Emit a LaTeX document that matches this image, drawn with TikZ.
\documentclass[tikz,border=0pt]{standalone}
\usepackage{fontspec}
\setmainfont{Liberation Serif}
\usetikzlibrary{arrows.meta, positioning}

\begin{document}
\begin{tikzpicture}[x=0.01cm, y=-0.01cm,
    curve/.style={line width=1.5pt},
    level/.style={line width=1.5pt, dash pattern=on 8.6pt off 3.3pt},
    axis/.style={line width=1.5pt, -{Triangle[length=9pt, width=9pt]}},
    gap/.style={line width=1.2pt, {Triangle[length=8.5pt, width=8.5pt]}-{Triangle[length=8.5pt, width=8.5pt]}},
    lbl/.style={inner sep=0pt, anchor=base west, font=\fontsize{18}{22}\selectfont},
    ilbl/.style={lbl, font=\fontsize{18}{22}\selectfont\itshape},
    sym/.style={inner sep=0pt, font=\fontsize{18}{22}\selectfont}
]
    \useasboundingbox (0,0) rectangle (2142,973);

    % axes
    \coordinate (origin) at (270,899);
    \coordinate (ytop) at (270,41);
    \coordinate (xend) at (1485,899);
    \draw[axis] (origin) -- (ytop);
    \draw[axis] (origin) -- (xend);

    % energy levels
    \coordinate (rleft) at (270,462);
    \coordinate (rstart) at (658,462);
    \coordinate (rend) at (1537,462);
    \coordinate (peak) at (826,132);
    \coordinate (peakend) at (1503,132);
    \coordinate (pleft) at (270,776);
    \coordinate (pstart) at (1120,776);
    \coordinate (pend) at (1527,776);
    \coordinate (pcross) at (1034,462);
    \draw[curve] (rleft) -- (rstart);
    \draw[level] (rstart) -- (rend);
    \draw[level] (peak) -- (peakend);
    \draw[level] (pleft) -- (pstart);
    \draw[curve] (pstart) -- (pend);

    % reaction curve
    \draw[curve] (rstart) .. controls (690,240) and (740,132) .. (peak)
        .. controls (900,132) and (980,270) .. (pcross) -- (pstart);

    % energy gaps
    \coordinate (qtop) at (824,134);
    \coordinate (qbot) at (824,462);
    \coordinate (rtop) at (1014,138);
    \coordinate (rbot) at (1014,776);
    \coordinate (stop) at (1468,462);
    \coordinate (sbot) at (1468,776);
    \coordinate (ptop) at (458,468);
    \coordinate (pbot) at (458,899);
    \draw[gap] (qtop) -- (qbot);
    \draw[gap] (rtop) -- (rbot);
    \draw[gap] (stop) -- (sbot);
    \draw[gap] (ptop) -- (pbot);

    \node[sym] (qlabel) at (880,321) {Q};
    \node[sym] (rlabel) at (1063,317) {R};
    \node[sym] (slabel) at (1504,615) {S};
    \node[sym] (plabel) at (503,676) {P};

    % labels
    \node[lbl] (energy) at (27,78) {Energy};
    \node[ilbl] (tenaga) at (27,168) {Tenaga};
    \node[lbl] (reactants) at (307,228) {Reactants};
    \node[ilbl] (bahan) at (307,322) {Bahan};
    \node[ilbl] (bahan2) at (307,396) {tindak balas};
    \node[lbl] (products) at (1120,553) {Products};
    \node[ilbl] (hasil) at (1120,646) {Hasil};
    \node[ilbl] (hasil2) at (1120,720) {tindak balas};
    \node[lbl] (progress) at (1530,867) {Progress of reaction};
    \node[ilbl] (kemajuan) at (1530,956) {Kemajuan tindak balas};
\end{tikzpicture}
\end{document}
━━━━
- _Task prompt_: Reproduce the listing in full. Keep it exactly as written.

- _Response for this exercise_:
Emit a LaTeX document that matches this image, drawn with TikZ.
\documentclass[tikz,border=0pt]{standalone}
\usepackage{fontspec}
\setmainfont{Liberation Serif}
\usetikzlibrary{arrows.meta, positioning}

\begin{document}
\begin{tikzpicture}[x=0.01cm, y=-0.01cm,
    curve/.style={line width=1.5pt},
    level/.style={line width=1.5pt, dash pattern=on 8.6pt off 3.3pt},
    axis/.style={line width=1.5pt, -{Triangle[length=9pt, width=9pt]}},
    gap/.style={line width=1.2pt, {Triangle[length=8.5pt, width=8.5pt]}-{Triangle[length=8.5pt, width=8.5pt]}},
    lbl/.style={inner sep=0pt, anchor=base west, font=\fontsize{18}{22}\selectfont},
    ilbl/.style={lbl, font=\fontsize{18}{22}\selectfont\itshape},
    sym/.style={inner sep=0pt, font=\fontsize{18}{22}\selectfont}
]
    \useasboundingbox (0,0) rectangle (2142,973);

    % axes
    \coordinate (origin) at (270,899);
    \coordinate (ytop) at (270,41);
    \coordinate (xend) at (1485,899);
    \draw[axis] (origin) -- (ytop);
    \draw[axis] (origin) -- (xend);

    % energy levels
    \coordinate (rleft) at (270,462);
    \coordinate (rstart) at (658,462);
    \coordinate (rend) at (1537,462);
    \coordinate (peak) at (826,132);
    \coordinate (peakend) at (1503,132);
    \coordinate (pleft) at (270,776);
    \coordinate (pstart) at (1120,776);
    \coordinate (pend) at (1527,776);
    \coordinate (pcross) at (1034,462);
    \draw[curve] (rleft) -- (rstart);
    \draw[level] (rstart) -- (rend);
    \draw[level] (peak) -- (peakend);
    \draw[level] (pleft) -- (pstart);
    \draw[curve] (pstart) -- (pend);

    % reaction curve
    \draw[curve] (rstart) .. controls (690,240) and (740,132) .. (peak)
        .. controls (900,132) and (980,270) .. (pcross) -- (pstart);

    % energy gaps
    \coordinate (qtop) at (824,134);
    \coordinate (qbot) at (824,462);
    \coordinate (rtop) at (1014,138);
    \coordinate (rbot) at (1014,776);
    \coordinate (stop) at (1468,462);
    \coordinate (sbot) at (1468,776);
    \coordinate (ptop) at (458,468);
    \coordinate (pbot) at (458,899);
    \draw[gap] (qtop) -- (qbot);
    \draw[gap] (rtop) -- (rbot);
    \draw[gap] (stop) -- (sbot);
    \draw[gap] (ptop) -- (pbot);

    \node[sym] (qlabel) at (880,321) {Q};
    \node[sym] (rlabel) at (1063,317) {R};
    \node[sym] (slabel) at (1504,615) {S};
    \node[sym] (plabel) at (503,676) {P};

    % labels
    \node[lbl] (energy) at (27,78) {Energy};
    \node[ilbl] (tenaga) at (27,168) {Tenaga};
    \node[lbl] (reactants) at (307,228) {Reactants};
    \node[ilbl] (bahan) at (307,322) {Bahan};
    \node[ilbl] (bahan2) at (307,396) {tindak balas};
    \node[lbl] (products) at (1120,553) {Products};
    \node[ilbl] (hasil) at (1120,646) {Hasil};
    \node[ilbl] (hasil2) at (1120,720) {tindak balas};
    \node[lbl] (progress) at (1530,867) {Progress of reaction};
    \node[ilbl] (kemajuan) at (1530,956) {Kemajuan tindak balas};
\end{tikzpicture}
\end{document}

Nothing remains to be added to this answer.